• **AVAILABLE DATA**:
▬▬▬▬▬▬▬▬▬▬

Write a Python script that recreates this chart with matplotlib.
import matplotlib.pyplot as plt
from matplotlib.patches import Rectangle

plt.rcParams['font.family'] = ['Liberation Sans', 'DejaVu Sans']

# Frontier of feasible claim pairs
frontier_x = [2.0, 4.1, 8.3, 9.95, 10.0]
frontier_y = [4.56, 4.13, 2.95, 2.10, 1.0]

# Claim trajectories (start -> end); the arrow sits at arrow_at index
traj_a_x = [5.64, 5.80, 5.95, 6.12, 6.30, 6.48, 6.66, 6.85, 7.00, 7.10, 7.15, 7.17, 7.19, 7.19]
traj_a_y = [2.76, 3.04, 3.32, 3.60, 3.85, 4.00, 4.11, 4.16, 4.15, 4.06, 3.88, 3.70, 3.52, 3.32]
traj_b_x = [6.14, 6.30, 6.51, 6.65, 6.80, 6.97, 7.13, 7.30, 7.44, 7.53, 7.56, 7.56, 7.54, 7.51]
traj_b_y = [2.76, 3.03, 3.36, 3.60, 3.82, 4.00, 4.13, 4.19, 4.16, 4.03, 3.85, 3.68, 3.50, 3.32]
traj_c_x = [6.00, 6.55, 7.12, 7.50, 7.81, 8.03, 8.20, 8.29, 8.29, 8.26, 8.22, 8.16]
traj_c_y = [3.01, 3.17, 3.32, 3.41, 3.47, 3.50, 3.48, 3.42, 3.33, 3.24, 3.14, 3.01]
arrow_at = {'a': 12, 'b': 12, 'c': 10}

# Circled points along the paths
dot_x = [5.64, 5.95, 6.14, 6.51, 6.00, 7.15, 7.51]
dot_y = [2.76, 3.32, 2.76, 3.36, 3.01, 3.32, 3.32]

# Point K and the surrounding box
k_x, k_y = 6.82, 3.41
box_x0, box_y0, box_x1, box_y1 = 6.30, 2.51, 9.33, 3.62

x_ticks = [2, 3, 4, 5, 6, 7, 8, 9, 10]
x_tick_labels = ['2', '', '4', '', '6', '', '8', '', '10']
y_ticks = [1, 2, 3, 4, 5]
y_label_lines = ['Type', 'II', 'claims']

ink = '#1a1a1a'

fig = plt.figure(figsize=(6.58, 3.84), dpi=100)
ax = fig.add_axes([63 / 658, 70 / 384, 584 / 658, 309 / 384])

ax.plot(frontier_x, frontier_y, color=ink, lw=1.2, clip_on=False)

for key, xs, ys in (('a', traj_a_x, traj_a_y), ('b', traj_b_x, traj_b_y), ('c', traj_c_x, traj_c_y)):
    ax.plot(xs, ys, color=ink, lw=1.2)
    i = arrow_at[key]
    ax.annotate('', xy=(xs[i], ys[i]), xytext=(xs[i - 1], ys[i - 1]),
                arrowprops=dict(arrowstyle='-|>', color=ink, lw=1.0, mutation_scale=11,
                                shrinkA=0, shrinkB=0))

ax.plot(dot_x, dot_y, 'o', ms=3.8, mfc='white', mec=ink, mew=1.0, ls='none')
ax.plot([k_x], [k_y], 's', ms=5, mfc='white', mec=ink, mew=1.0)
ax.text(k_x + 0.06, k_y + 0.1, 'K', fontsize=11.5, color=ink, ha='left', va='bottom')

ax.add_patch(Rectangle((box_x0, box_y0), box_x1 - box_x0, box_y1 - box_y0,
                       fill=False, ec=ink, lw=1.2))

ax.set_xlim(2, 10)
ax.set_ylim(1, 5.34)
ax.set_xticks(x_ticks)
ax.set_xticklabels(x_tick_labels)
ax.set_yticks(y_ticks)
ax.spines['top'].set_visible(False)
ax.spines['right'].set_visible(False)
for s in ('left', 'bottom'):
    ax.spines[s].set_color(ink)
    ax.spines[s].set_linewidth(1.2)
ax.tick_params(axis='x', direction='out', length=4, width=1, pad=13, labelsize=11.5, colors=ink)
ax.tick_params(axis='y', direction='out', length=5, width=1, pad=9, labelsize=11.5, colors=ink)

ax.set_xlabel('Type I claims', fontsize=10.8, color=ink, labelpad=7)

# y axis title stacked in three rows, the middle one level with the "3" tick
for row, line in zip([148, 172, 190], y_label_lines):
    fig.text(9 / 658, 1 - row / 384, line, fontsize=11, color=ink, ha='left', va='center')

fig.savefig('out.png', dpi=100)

▬▬▬▬▬▬▬▬▬▬

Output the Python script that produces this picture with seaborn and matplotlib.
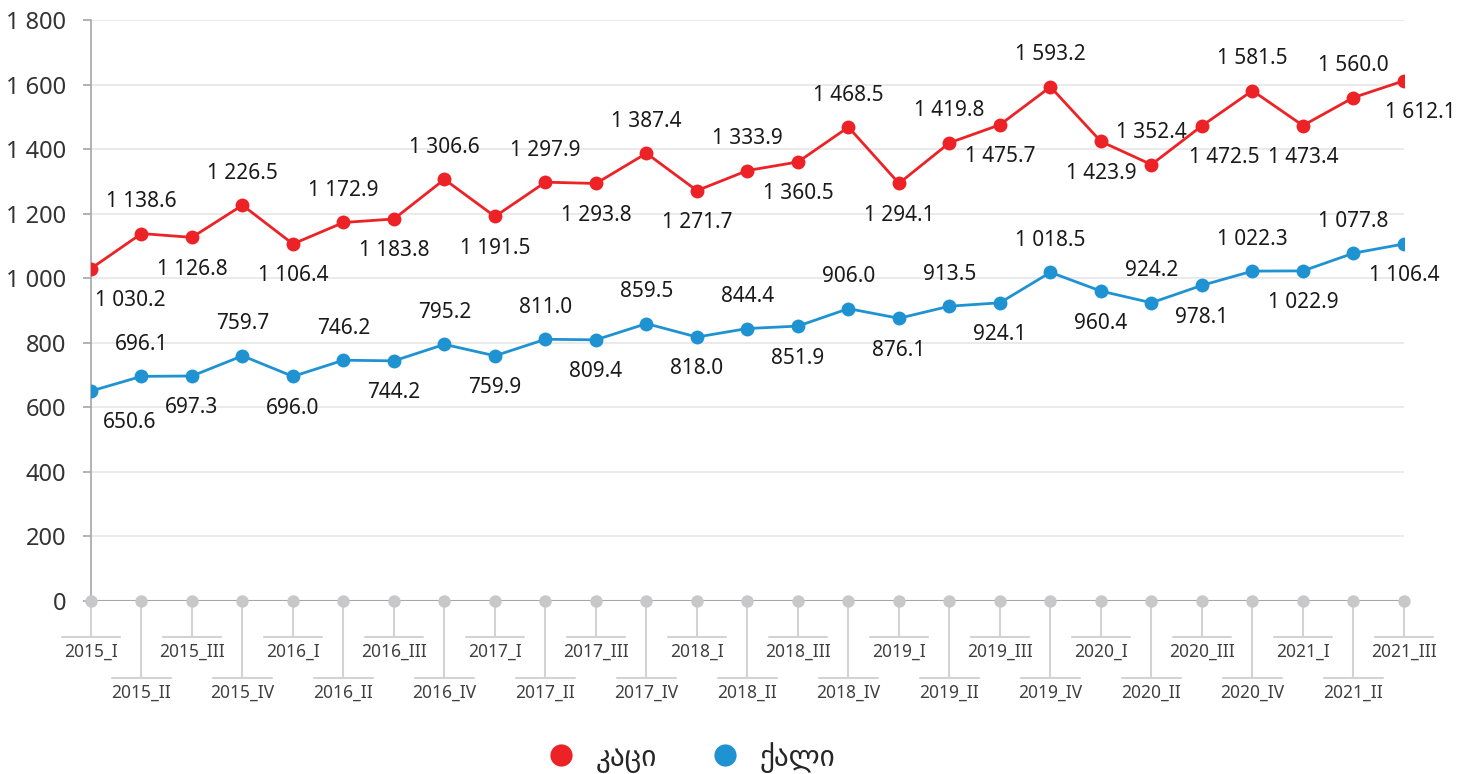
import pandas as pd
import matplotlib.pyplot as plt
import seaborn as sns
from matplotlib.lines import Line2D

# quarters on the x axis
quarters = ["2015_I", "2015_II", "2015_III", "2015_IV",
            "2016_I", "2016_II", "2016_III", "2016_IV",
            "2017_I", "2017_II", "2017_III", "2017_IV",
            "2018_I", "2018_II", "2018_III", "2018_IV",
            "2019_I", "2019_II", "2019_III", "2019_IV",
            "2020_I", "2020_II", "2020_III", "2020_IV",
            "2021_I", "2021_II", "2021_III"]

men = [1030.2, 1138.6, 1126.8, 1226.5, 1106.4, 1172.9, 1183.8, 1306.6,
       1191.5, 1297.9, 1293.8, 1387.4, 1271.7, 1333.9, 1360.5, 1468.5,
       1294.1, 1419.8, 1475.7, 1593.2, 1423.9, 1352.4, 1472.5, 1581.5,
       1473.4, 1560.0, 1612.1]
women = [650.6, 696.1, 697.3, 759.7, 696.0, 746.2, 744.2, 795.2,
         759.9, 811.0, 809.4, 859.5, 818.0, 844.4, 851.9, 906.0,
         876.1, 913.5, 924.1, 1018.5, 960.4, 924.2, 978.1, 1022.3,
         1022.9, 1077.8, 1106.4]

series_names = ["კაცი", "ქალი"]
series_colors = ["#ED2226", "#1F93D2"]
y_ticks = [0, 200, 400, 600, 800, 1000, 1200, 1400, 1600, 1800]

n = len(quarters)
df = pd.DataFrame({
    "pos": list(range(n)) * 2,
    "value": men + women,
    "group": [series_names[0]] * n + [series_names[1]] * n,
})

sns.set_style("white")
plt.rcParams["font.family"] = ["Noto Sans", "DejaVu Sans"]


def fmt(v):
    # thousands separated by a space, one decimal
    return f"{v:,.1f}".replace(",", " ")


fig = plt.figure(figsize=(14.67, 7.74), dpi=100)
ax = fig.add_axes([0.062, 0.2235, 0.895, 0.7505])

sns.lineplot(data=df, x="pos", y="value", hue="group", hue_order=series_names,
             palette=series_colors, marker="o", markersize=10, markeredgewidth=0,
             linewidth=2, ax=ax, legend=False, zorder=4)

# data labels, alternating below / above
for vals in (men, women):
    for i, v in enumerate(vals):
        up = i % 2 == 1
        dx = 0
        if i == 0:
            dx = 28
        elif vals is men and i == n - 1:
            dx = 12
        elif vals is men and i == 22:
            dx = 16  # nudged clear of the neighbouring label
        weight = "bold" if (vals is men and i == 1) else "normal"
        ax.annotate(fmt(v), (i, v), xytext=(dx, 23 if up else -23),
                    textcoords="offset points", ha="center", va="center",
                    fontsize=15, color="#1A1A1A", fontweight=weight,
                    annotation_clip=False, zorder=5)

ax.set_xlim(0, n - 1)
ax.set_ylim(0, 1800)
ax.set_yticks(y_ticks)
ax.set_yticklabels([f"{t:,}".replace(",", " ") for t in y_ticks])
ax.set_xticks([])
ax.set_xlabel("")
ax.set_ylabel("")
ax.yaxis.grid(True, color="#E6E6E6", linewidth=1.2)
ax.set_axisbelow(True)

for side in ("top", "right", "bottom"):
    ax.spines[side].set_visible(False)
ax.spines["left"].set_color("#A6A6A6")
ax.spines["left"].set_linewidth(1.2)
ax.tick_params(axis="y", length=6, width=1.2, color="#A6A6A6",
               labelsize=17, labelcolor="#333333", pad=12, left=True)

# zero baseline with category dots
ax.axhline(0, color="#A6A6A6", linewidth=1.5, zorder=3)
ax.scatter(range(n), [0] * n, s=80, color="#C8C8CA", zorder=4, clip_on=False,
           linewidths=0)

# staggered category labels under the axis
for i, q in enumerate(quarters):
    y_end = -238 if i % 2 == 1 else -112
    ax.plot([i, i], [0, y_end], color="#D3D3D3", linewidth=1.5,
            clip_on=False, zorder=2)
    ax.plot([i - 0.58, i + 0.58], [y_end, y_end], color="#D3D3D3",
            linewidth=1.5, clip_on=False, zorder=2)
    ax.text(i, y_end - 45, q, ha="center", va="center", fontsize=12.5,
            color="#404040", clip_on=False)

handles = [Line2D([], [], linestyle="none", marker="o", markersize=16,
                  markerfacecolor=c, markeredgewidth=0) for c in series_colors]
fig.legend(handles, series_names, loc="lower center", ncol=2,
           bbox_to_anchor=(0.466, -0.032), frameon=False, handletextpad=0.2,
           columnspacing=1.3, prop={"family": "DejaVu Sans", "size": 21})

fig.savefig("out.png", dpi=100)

▬▬▬▬▬▬▬▬▬▬

• **EXERCISE DETAILS**:
Give again only the lines that run from the line with "Write a Python" to the line with "plt.rcParams['font.family'] = ['Liberation". Include both of those lines exactly as written.

• **RESULT FOR THIS TASK**:
Write a Python script that recreates this chart with matplotlib.
import matplotlib.pyplot as plt
from matplotlib.patches import Rectangle

plt.rcParams['font.family'] = ['Liberation Sans', 'DejaVu Sans']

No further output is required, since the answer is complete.